§ Exercise instructions:
Retype each line exactly. Skip images.

** Begin **

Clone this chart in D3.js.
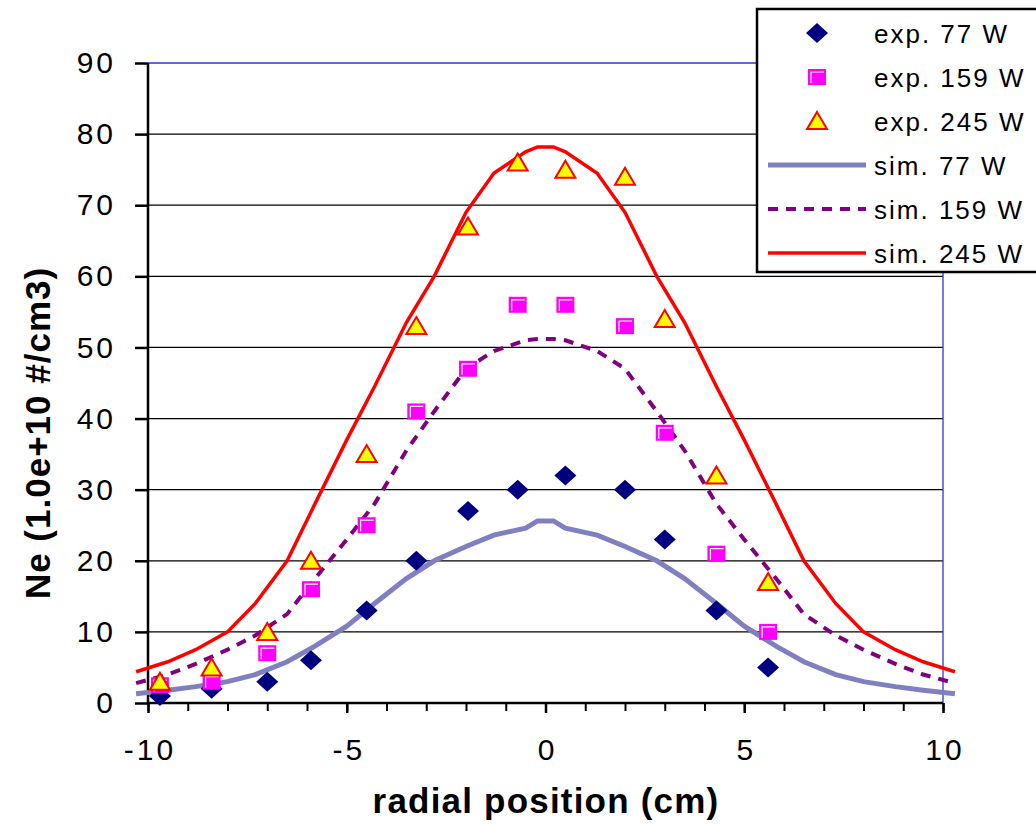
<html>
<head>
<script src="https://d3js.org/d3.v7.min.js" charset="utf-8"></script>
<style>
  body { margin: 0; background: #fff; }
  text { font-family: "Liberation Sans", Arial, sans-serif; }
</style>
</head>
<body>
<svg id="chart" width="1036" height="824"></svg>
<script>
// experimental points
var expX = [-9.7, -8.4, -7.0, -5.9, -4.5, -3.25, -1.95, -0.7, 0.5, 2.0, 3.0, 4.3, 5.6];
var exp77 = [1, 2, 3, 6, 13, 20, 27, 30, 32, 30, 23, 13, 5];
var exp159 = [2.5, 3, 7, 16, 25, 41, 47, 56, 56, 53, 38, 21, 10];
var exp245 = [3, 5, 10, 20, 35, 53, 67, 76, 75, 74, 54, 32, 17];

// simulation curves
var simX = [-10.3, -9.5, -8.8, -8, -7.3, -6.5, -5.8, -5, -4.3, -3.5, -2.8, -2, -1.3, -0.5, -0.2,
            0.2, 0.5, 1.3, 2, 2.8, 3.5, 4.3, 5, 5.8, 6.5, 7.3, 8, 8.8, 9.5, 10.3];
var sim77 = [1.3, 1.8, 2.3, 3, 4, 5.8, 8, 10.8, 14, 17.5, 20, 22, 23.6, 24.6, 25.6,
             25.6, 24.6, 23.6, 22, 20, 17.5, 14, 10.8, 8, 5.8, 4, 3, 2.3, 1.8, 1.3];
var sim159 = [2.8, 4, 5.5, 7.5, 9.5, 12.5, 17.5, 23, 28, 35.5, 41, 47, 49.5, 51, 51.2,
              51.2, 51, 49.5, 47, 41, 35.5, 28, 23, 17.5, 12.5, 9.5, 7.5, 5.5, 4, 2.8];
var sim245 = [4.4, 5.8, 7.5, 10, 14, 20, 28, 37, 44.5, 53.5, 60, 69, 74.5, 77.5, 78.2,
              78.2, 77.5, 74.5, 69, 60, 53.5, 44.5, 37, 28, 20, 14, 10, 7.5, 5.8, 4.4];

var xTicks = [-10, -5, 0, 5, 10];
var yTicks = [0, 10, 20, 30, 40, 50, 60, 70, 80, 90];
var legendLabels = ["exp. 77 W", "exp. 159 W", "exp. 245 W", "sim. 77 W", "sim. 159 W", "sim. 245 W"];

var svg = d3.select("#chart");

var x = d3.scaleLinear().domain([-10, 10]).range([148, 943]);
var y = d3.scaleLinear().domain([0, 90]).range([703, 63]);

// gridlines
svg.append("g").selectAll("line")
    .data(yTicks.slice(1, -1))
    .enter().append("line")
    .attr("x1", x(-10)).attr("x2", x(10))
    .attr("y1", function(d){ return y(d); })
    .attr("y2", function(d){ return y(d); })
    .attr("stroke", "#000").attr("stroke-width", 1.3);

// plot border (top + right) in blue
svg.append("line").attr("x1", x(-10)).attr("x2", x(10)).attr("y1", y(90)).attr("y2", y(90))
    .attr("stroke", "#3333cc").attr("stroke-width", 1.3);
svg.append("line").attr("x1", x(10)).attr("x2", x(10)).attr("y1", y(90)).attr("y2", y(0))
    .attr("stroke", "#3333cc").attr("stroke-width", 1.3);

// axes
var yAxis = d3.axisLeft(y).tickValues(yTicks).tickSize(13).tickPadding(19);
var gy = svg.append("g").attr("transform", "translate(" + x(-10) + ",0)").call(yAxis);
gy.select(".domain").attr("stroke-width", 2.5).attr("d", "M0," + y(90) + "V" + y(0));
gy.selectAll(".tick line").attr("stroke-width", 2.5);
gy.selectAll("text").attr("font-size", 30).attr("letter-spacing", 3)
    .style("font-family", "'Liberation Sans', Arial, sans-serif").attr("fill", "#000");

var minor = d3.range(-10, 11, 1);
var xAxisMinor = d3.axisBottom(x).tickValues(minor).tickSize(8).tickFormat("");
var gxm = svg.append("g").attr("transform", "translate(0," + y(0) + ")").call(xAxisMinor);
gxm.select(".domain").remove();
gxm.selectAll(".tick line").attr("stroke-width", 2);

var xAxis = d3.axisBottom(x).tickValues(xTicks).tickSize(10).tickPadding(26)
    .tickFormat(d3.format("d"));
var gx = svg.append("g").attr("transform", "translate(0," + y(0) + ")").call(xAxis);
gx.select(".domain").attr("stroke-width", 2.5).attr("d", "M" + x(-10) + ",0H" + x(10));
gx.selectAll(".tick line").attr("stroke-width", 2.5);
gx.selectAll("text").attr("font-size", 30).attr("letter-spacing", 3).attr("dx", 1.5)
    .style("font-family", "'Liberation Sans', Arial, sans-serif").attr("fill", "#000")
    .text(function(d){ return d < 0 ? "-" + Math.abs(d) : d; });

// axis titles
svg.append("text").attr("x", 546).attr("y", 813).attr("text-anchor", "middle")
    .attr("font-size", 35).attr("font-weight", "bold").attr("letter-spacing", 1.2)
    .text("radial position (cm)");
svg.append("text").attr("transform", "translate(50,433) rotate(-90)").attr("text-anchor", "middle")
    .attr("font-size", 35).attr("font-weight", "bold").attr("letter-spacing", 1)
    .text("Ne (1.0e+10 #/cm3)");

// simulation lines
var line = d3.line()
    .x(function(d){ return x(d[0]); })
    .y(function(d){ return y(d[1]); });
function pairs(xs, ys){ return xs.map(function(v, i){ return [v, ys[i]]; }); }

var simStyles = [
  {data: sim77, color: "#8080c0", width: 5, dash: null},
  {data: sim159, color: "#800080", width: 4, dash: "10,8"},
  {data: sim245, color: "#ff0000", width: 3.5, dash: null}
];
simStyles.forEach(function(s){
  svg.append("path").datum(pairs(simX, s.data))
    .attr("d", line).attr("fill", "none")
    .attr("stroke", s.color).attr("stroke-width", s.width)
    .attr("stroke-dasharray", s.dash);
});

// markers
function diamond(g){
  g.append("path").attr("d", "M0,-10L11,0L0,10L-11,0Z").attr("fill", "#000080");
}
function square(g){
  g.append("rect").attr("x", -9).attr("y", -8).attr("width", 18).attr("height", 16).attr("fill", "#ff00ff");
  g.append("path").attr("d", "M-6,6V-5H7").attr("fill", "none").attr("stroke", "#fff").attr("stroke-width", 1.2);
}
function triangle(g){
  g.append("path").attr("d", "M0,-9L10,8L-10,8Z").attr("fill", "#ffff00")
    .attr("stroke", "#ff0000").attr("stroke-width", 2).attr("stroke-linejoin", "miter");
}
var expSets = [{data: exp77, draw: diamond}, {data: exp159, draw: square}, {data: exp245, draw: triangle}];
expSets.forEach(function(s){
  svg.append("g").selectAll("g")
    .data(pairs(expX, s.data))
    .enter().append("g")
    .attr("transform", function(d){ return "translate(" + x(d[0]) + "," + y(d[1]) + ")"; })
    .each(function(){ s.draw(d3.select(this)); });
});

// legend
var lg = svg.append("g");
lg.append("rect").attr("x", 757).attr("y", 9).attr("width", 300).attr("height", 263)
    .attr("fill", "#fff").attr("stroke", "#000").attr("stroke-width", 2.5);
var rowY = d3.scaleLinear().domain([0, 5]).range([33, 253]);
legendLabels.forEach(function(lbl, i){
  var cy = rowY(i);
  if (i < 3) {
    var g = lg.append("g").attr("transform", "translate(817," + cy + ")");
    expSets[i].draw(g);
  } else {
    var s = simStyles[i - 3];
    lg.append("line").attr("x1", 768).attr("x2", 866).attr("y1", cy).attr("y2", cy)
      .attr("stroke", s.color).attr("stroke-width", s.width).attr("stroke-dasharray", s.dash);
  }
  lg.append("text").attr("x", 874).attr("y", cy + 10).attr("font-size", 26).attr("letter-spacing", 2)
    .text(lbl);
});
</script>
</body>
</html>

** End **

§ Solution to the problem:
Clone this chart in D3.js.
<html>
<head>
<script src="https://d3js.org/d3.v7.min.js" charset="utf-8"></script>
<style>
  body { margin: 0; background: #fff; }
  text { font-family: "Liberation Sans", Arial, sans-serif; }
</style>
</head>
<body>
<svg id="chart" width="1036" height="824"></svg>
<script>
// experimental points
var expX = [-9.7, -8.4, -7.0, -5.9, -4.5, -3.25, -1.95, -0.7, 0.5, 2.0, 3.0, 4.3, 5.6];
var exp77 = [1, 2, 3, 6, 13, 20, 27, 30, 32, 30, 23, 13, 5];
var exp159 = [2.5, 3, 7, 16, 25, 41, 47, 56, 56, 53, 38, 21, 10];
var exp245 = [3, 5, 10, 20, 35, 53, 67, 76, 75, 74, 54, 32, 17];

// simulation curves
var simX = [-10.3, -9.5, -8.8, -8, -7.3, -6.5, -5.8, -5, -4.3, -3.5, -2.8, -2, -1.3, -0.5, -0.2,
            0.2, 0.5, 1.3, 2, 2.8, 3.5, 4.3, 5, 5.8, 6.5, 7.3, 8, 8.8, 9.5, 10.3];
var sim77 = [1.3, 1.8, 2.3, 3, 4, 5.8, 8, 10.8, 14, 17.5, 20, 22, 23.6, 24.6, 25.6,
             25.6, 24.6, 23.6, 22, 20, 17.5, 14, 10.8, 8, 5.8, 4, 3, 2.3, 1.8, 1.3];
var sim159 = [2.8, 4, 5.5, 7.5, 9.5, 12.5, 17.5, 23, 28, 35.5, 41, 47, 49.5, 51, 51.2,
              51.2, 51, 49.5, 47, 41, 35.5, 28, 23, 17.5, 12.5, 9.5, 7.5, 5.5, 4, 2.8];
var sim245 = [4.4, 5.8, 7.5, 10, 14, 20, 28, 37, 44.5, 53.5, 60, 69, 74.5, 77.5, 78.2,
              78.2, 77.5, 74.5, 69, 60, 53.5, 44.5, 37, 28, 20, 14, 10, 7.5, 5.8, 4.4];

var xTicks = [-10, -5, 0, 5, 10];
var yTicks = [0, 10, 20, 30, 40, 50, 60, 70, 80, 90];
var legendLabels = ["exp. 77 W", "exp. 159 W", "exp. 245 W", "sim. 77 W", "sim. 159 W", "sim. 245 W"];

var svg = d3.select("#chart");

var x = d3.scaleLinear().domain([-10, 10]).range([148, 943]);
var y = d3.scaleLinear().domain([0, 90]).range([703, 63]);

// gridlines
svg.append("g").selectAll("line")
    .data(yTicks.slice(1, -1))
    .enter().append("line")
    .attr("x1", x(-10)).attr("x2", x(10))
    .attr("y1", function(d){ return y(d); })
    .attr("y2", function(d){ return y(d); })
    .attr("stroke", "#000").attr("stroke-width", 1.3);

// plot border (top + right) in blue
svg.append("line").attr("x1", x(-10)).attr("x2", x(10)).attr("y1", y(90)).attr("y2", y(90))
    .attr("stroke", "#3333cc").attr("stroke-width", 1.3);
svg.append("line").attr("x1", x(10)).attr("x2", x(10)).attr("y1", y(90)).attr("y2", y(0))
    .attr("stroke", "#3333cc").attr("stroke-width", 1.3);

// axes
var yAxis = d3.axisLeft(y).tickValues(yTicks).tickSize(13).tickPadding(19);
var gy = svg.append("g").attr("transform", "translate(" + x(-10) + ",0)").call(yAxis);
gy.select(".domain").attr("stroke-width", 2.5).attr("d", "M0," + y(90) + "V" + y(0));
gy.selectAll(".tick line").attr("stroke-width", 2.5);
gy.selectAll("text").attr("font-size", 30).attr("letter-spacing", 3)
    .style("font-family", "'Liberation Sans', Arial, sans-serif").attr("fill", "#000");

var minor = d3.range(-10, 11, 1);
var xAxisMinor = d3.axisBottom(x).tickValues(minor).tickSize(8).tickFormat("");
var gxm = svg.append("g").attr("transform", "translate(0," + y(0) + ")").call(xAxisMinor);
gxm.select(".domain").remove();
gxm.selectAll(".tick line").attr("stroke-width", 2);

var xAxis = d3.axisBottom(x).tickValues(xTicks).tickSize(10).tickPadding(26)
    .tickFormat(d3.format("d"));
var gx = svg.append("g").attr("transform", "translate(0," + y(0) + ")").call(xAxis);
gx.select(".domain").attr("stroke-width", 2.5).attr("d", "M" + x(-10) + ",0H" + x(10));
gx.selectAll(".tick line").attr("stroke-width", 2.5);
gx.selectAll("text").attr("font-size", 30).attr("letter-spacing", 3).attr("dx", 1.5)
    .style("font-family", "'Liberation Sans', Arial, sans-serif").attr("fill", "#000")
    .text(function(d){ return d < 0 ? "-" + Math.abs(d) : d; });

// axis titles
svg.append("text").attr("x", 546).attr("y", 813).attr("text-anchor", "middle")
    .attr("font-size", 35).attr("font-weight", "bold").attr("letter-spacing", 1.2)
    .text("radial position (cm)");
svg.append("text").attr("transform", "translate(50,433) rotate(-90)").attr("text-anchor", "middle")
    .attr("font-size", 35).attr("font-weight", "bold").attr("letter-spacing", 1)
    .text("Ne (1.0e+10 #/cm3)");

// simulation lines
var line = d3.line()
    .x(function(d){ return x(d[0]); })
    .y(function(d){ return y(d[1]); });
function pairs(xs, ys){ return xs.map(function(v, i){ return [v, ys[i]]; }); }

var simStyles = [
  {data: sim77, color: "#8080c0", width: 5, dash: null},
  {data: sim159, color: "#800080", width: 4, dash: "10,8"},
  {data: sim245, color: "#ff0000", width: 3.5, dash: null}
];
simStyles.forEach(function(s){
  svg.append("path").datum(pairs(simX, s.data))
    .attr("d", line).attr("fill", "none")
    .attr("stroke", s.color).attr("stroke-width", s.width)
    .attr("stroke-dasharray", s.dash);
});

// markers
function diamond(g){
  g.append("path").attr("d", "M0,-10L11,0L0,10L-11,0Z").attr("fill", "#000080");
}
function square(g){
  g.append("rect").attr("x", -9).attr("y", -8).attr("width", 18).attr("height", 16).attr("fill", "#ff00ff");
  g.append("path").attr("d", "M-6,6V-5H7").attr("fill", "none").attr("stroke", "#fff").attr("stroke-width", 1.2);
}
function triangle(g){
  g.append("path").attr("d", "M0,-9L10,8L-10,8Z").attr("fill", "#ffff00")
    .attr("stroke", "#ff0000").attr("stroke-width", 2).attr("stroke-linejoin", "miter");
}
var expSets = [{data: exp77, draw: diamond}, {data: exp159, draw: square}, {data: exp245, draw: triangle}];
expSets.forEach(function(s){
  svg.append("g").selectAll("g")
    .data(pairs(expX, s.data))
    .enter().append("g")
    .attr("transform", function(d){ return "translate(" + x(d[0]) + "," + y(d[1]) + ")"; })
    .each(function(){ s.draw(d3.select(this)); });
});

// legend
var lg = svg.append("g");
lg.append("rect").attr("x", 757).attr("y", 9).attr("width", 300).attr("height", 263)
    .attr("fill", "#fff").attr("stroke", "#000").attr("stroke-width", 2.5);
var rowY = d3.scaleLinear().domain([0, 5]).range([33, 253]);
legendLabels.forEach(function(lbl, i){
  var cy = rowY(i);
  if (i < 3) {
    var g = lg.append("g").attr("transform", "translate(817," + cy + ")");
    expSets[i].draw(g);
  } else {
    var s = simStyles[i - 3];
    lg.append("line").attr("x1", 768).attr("x2", 866).attr("y1", cy).attr("y2", cy)
      .attr("stroke", s.color).attr("stroke-width", s.width).attr("stroke-dasharray", s.dash);
  }
  lg.append("text").attr("x", 874).attr("y", cy + 10).attr("font-size", 26).attr("letter-spacing", 2)
    .text(lbl);
});
</script>
</body>
</html>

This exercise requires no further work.